**DIRECTIVE**. Retype word for word the first line of the listing and each line after it up to the line with "import seaborn as sns", with the pictures taken out.

**** MATERIAL TO PROCESS ****

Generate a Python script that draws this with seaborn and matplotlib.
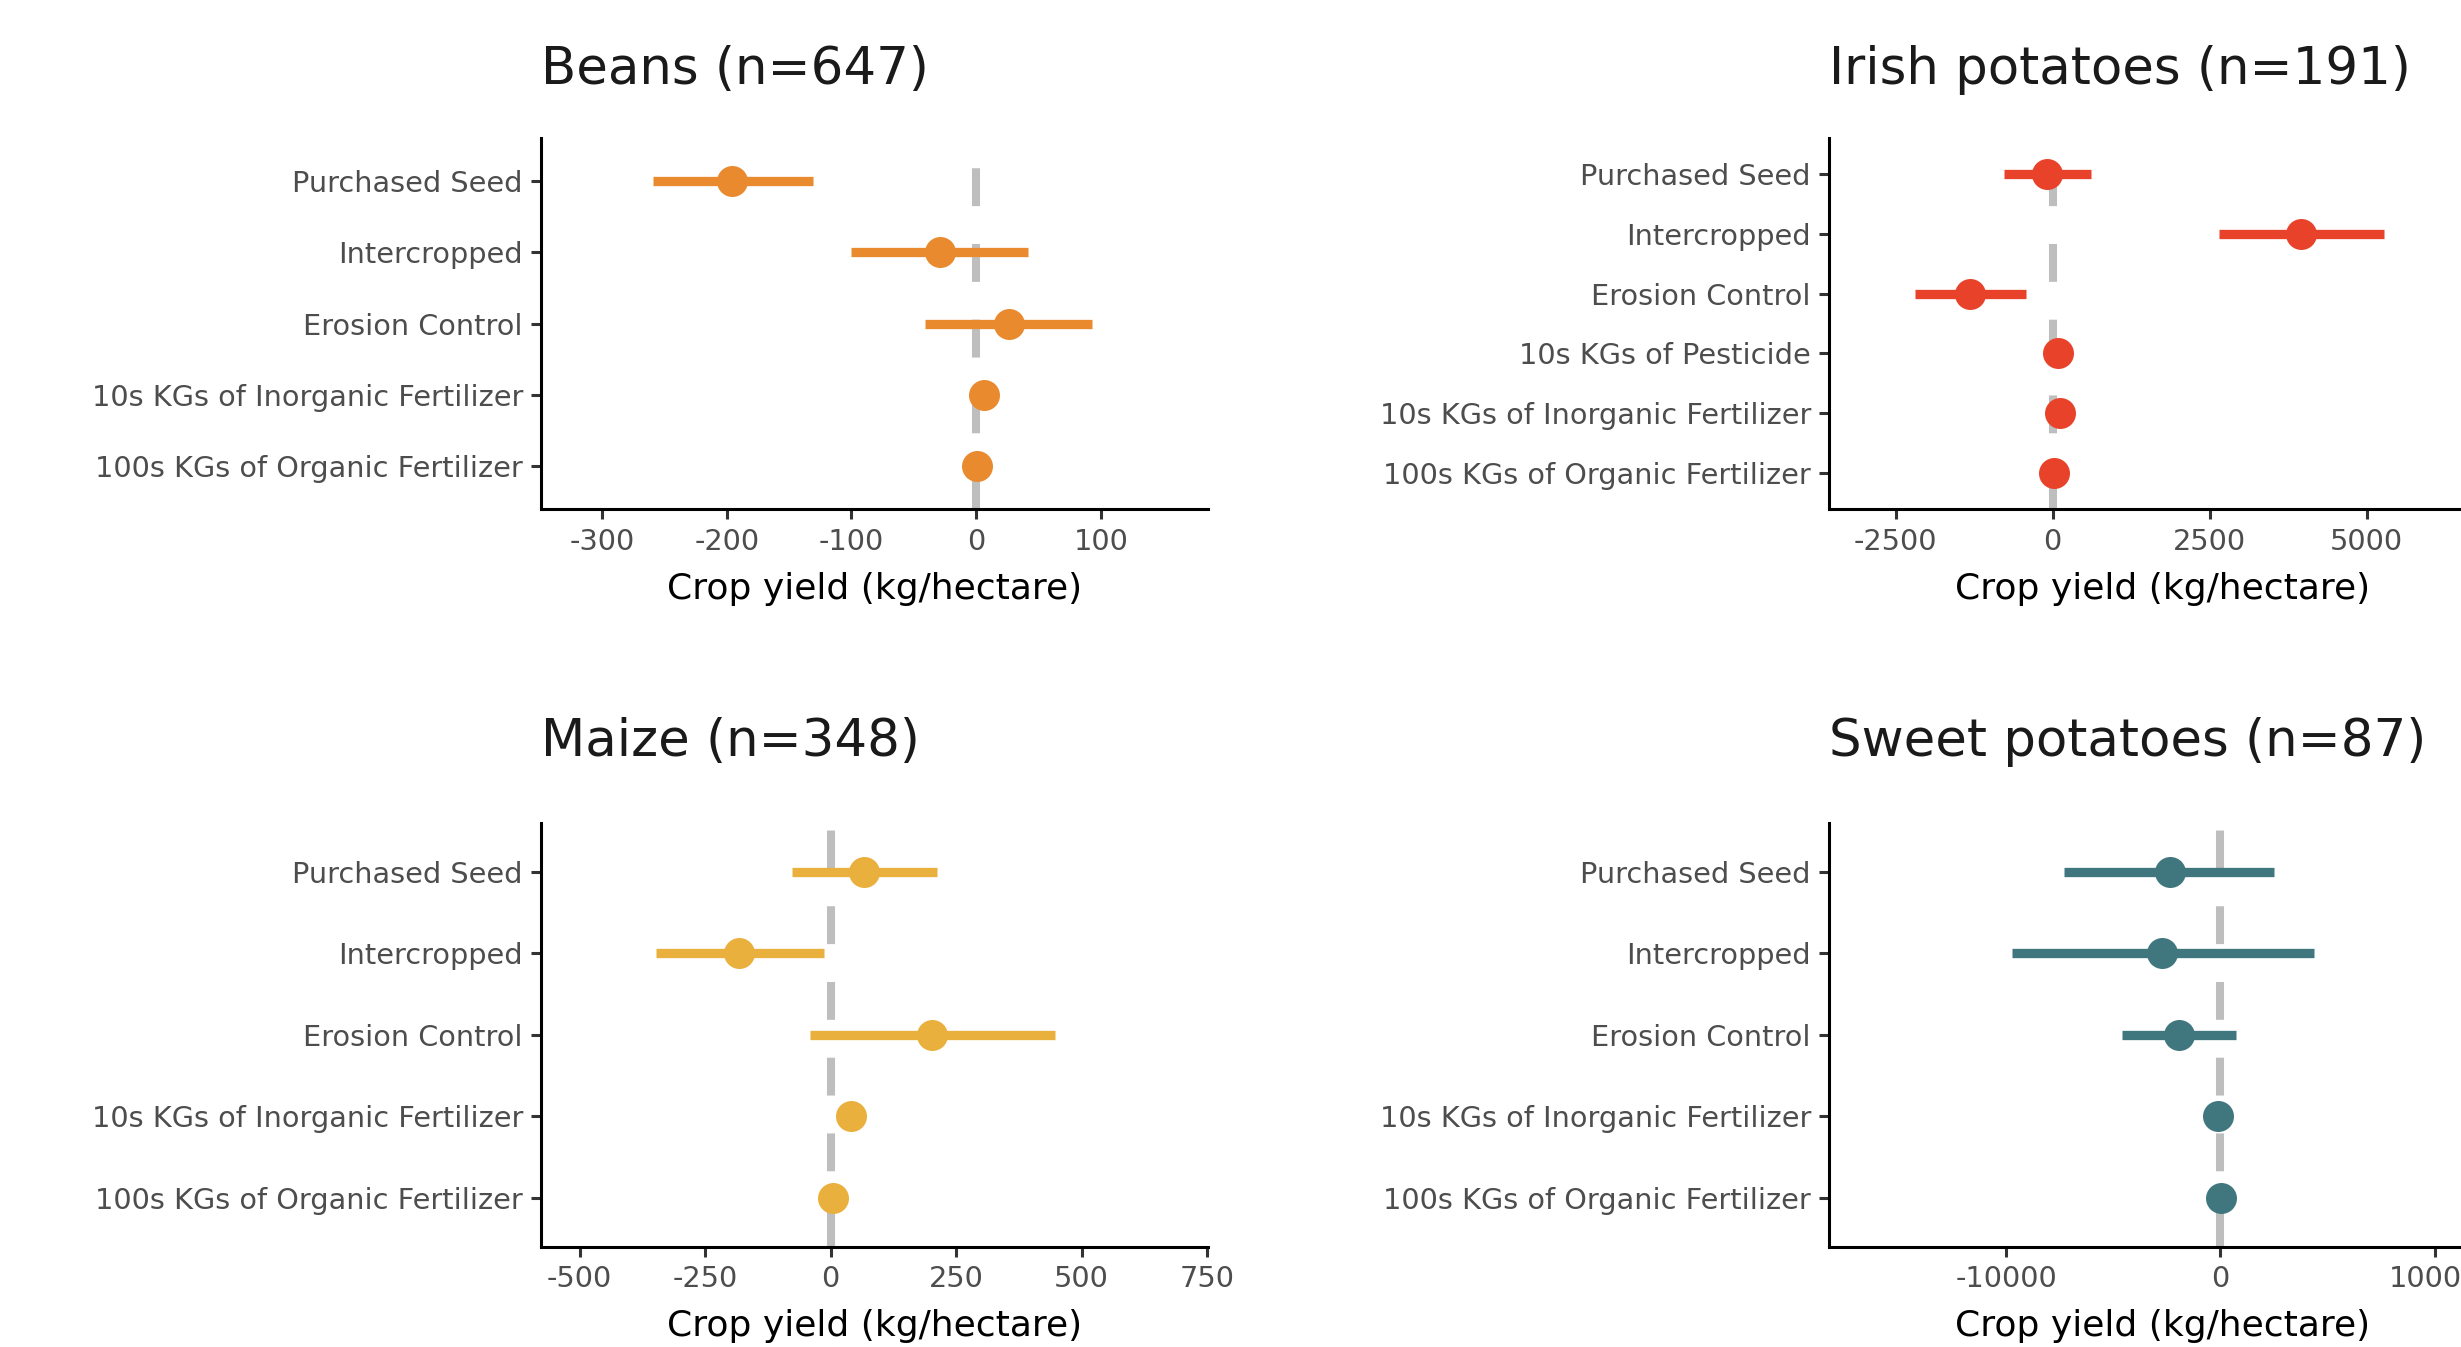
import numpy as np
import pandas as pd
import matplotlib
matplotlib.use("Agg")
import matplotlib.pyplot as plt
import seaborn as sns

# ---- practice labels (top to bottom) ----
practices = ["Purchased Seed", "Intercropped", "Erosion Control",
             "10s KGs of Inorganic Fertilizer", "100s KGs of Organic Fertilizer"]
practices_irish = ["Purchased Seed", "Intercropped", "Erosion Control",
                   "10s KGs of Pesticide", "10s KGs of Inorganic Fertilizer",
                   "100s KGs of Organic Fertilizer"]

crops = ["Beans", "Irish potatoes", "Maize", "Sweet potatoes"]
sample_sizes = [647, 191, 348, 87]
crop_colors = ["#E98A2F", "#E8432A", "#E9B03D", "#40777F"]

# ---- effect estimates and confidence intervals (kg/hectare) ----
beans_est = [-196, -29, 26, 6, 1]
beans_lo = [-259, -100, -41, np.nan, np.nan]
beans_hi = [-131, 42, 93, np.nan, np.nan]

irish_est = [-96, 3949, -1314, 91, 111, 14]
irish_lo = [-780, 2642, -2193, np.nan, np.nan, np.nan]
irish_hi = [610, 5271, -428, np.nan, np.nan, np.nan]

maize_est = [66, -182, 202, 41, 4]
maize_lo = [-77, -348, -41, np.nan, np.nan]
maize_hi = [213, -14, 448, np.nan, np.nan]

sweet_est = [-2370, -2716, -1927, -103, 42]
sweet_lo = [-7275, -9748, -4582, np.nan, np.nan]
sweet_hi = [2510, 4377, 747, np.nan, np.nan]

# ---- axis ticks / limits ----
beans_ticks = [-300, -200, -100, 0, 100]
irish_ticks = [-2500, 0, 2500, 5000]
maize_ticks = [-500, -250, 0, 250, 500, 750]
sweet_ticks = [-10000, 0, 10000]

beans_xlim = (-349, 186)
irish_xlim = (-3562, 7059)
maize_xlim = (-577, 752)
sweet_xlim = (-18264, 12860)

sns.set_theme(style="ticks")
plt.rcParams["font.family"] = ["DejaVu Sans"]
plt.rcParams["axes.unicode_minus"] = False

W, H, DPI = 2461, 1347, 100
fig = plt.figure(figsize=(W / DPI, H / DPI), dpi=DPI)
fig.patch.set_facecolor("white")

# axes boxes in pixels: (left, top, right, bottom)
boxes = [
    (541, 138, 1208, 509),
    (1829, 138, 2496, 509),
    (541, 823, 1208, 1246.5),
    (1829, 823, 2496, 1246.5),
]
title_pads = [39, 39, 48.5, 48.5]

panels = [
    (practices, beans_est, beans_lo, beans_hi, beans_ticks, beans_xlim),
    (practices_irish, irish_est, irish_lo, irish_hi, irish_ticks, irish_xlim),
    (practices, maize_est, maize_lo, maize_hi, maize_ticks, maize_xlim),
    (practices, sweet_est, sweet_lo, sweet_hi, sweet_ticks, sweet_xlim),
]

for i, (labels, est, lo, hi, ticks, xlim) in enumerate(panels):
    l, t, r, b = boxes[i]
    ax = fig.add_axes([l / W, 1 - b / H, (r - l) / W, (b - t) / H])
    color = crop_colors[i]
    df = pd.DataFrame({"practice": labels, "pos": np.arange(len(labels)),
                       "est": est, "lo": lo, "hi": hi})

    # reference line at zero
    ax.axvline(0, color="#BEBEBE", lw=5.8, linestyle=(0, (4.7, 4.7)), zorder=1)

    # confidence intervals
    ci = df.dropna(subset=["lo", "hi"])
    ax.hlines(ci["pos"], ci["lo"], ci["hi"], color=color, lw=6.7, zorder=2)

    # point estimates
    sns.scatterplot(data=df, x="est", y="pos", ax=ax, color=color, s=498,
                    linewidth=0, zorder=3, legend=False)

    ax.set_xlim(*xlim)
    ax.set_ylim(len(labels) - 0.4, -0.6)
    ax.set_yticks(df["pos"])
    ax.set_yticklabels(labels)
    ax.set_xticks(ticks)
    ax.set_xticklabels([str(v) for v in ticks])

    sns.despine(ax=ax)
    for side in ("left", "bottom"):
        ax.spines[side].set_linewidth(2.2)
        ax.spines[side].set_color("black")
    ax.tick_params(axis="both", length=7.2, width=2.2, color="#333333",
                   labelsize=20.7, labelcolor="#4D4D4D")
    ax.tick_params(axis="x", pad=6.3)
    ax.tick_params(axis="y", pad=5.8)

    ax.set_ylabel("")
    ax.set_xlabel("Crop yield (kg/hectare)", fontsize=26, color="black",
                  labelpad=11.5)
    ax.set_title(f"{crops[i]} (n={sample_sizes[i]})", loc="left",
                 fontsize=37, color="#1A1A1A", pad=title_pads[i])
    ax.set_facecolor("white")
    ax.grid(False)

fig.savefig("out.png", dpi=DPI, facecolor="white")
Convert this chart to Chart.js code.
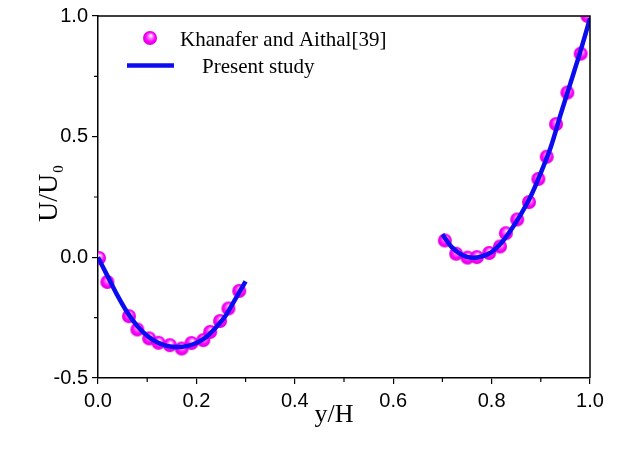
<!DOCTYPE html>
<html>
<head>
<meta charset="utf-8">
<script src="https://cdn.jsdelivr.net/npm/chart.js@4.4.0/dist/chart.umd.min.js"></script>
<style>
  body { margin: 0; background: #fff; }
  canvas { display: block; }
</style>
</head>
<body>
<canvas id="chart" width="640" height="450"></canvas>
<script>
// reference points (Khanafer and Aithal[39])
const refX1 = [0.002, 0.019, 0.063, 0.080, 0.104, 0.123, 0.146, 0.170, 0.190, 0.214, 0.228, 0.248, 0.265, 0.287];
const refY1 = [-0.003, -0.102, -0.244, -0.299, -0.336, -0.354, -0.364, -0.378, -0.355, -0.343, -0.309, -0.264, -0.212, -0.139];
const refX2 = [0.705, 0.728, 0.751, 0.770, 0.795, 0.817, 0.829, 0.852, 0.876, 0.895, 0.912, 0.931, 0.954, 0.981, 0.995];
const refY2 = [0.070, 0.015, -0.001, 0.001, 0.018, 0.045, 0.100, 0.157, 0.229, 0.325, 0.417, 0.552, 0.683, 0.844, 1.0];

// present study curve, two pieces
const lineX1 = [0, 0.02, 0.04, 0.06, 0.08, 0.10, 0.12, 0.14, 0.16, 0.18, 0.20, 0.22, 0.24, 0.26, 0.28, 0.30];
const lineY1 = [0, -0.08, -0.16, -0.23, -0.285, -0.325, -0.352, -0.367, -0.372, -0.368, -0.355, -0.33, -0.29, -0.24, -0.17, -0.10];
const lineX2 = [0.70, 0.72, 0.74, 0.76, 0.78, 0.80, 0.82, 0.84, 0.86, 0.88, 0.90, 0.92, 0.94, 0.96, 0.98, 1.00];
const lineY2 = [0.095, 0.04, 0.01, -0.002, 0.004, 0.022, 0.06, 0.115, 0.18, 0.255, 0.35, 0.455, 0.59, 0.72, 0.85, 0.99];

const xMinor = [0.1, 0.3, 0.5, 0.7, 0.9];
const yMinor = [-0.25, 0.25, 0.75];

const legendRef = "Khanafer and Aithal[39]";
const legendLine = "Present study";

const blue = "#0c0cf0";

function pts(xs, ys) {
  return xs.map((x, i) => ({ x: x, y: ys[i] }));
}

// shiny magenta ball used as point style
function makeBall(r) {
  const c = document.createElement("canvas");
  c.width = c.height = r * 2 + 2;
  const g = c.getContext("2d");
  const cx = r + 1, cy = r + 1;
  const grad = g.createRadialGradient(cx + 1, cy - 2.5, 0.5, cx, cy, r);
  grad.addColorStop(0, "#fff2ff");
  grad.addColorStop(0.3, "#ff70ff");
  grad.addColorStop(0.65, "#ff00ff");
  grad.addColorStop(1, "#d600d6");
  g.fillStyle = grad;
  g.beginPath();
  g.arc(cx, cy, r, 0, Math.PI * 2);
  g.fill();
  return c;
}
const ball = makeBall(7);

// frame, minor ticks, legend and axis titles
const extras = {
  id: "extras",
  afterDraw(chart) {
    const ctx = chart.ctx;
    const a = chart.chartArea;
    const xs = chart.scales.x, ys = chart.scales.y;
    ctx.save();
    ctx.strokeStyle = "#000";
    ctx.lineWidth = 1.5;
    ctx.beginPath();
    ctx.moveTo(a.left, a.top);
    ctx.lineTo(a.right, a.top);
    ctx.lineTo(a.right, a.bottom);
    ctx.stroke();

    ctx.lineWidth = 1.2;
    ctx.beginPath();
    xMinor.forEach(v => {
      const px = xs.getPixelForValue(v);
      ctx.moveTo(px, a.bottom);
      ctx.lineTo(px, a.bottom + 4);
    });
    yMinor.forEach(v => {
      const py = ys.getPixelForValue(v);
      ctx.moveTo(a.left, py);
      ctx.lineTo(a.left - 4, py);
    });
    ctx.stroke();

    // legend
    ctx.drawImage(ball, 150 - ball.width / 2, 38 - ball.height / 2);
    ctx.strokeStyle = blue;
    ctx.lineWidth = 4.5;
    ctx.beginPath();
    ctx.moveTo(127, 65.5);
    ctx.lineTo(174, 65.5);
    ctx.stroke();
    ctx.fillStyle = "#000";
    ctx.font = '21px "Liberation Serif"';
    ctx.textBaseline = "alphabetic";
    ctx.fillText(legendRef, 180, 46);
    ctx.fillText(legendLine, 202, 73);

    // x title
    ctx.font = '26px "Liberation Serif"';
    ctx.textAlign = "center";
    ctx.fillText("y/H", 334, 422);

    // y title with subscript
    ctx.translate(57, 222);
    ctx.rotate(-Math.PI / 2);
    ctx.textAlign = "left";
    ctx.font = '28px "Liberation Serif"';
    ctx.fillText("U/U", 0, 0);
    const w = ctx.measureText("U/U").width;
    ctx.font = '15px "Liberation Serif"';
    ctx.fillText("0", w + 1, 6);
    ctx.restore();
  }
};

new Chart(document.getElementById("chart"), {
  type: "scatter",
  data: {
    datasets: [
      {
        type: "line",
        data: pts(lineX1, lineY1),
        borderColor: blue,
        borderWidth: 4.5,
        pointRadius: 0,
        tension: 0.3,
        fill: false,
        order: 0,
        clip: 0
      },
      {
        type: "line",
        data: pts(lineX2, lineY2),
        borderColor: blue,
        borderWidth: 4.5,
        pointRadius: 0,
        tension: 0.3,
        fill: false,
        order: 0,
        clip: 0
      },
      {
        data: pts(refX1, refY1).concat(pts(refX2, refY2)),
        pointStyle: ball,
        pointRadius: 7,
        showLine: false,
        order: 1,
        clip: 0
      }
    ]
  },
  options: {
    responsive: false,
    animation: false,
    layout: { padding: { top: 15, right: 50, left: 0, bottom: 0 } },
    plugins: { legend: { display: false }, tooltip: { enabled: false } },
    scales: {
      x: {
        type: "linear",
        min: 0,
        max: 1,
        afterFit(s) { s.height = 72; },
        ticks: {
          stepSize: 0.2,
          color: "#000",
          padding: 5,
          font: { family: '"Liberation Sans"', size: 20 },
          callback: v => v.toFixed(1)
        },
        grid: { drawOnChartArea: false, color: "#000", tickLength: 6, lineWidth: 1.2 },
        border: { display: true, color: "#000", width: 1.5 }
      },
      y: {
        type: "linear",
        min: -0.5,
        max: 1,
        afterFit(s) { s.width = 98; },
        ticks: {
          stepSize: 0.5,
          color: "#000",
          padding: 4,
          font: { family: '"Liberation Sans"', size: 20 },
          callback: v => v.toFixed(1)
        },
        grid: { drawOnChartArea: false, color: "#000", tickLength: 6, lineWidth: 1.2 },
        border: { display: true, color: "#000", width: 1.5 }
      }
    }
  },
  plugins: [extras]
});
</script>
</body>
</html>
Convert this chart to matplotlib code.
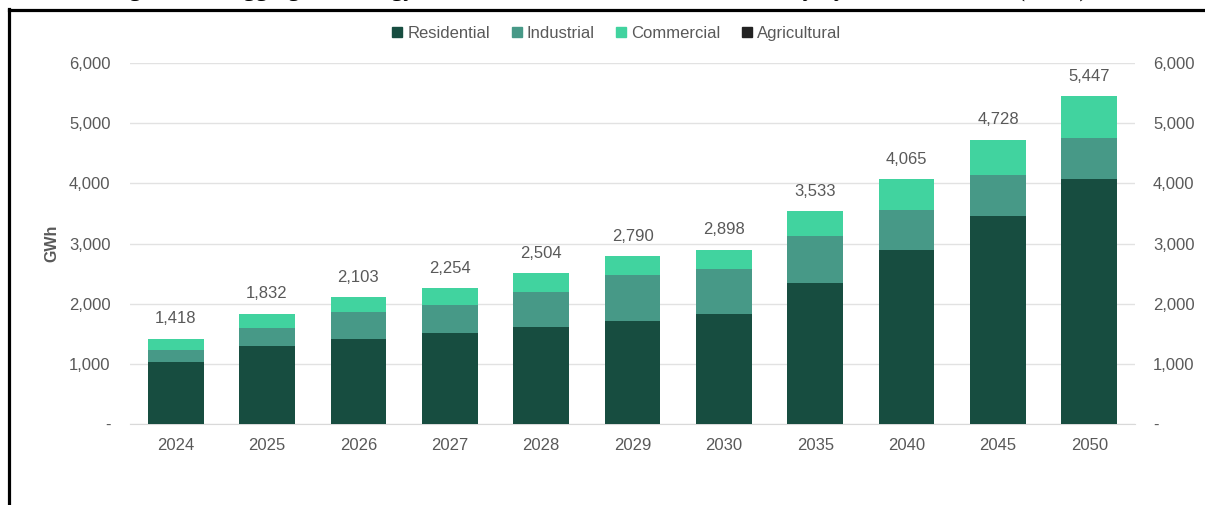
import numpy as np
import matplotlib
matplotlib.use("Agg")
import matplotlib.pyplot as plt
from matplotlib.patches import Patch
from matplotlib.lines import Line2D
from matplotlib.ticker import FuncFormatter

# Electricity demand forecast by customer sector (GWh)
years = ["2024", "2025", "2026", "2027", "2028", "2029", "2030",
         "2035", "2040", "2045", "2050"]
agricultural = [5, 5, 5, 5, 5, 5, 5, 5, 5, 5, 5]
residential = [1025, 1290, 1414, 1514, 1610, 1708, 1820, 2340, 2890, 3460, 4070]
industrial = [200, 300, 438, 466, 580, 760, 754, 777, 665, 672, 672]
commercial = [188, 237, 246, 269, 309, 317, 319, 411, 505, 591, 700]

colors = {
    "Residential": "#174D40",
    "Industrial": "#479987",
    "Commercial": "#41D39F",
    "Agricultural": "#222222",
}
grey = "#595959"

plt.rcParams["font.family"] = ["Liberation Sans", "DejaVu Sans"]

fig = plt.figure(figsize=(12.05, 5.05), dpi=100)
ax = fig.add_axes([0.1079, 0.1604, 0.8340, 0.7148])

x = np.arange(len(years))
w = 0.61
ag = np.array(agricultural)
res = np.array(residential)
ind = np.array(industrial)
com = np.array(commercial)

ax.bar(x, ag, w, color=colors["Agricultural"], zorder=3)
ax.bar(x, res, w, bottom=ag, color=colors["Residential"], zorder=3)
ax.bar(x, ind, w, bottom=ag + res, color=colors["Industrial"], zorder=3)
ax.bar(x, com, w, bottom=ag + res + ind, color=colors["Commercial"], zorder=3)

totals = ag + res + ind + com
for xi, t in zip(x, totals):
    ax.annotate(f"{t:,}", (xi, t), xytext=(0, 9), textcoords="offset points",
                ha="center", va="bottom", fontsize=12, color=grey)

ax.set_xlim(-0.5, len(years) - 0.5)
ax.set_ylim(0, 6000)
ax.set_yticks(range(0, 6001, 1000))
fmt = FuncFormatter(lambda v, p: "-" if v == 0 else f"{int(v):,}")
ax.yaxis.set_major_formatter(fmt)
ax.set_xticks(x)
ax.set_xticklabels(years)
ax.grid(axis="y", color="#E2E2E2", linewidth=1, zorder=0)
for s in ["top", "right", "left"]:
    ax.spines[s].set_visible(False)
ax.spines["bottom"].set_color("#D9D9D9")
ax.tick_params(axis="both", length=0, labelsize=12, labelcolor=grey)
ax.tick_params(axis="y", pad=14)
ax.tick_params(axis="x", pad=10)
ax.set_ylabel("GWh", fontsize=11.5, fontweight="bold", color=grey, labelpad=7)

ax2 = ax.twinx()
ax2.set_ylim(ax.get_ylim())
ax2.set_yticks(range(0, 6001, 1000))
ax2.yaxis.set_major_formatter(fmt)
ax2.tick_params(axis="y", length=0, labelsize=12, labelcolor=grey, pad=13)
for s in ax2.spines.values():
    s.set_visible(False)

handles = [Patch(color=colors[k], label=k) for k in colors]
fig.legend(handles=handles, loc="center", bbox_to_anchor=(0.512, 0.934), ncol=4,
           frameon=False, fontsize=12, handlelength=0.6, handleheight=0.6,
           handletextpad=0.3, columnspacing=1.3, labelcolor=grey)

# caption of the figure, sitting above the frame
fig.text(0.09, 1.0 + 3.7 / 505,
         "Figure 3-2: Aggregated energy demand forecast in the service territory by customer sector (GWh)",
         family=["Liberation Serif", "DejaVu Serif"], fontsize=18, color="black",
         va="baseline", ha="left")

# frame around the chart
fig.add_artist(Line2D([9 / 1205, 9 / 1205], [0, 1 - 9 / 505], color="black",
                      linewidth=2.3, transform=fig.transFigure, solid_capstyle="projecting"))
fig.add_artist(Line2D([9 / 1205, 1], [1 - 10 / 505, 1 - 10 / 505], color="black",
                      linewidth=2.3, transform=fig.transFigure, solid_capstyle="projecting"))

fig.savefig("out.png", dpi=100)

****

**TASK SOLUTION**.
Generate a Python script that draws this with seaborn and matplotlib.
import numpy as np
import pandas as pd
import matplotlib
matplotlib.use("Agg")
import matplotlib.pyplot as plt
import seaborn as sns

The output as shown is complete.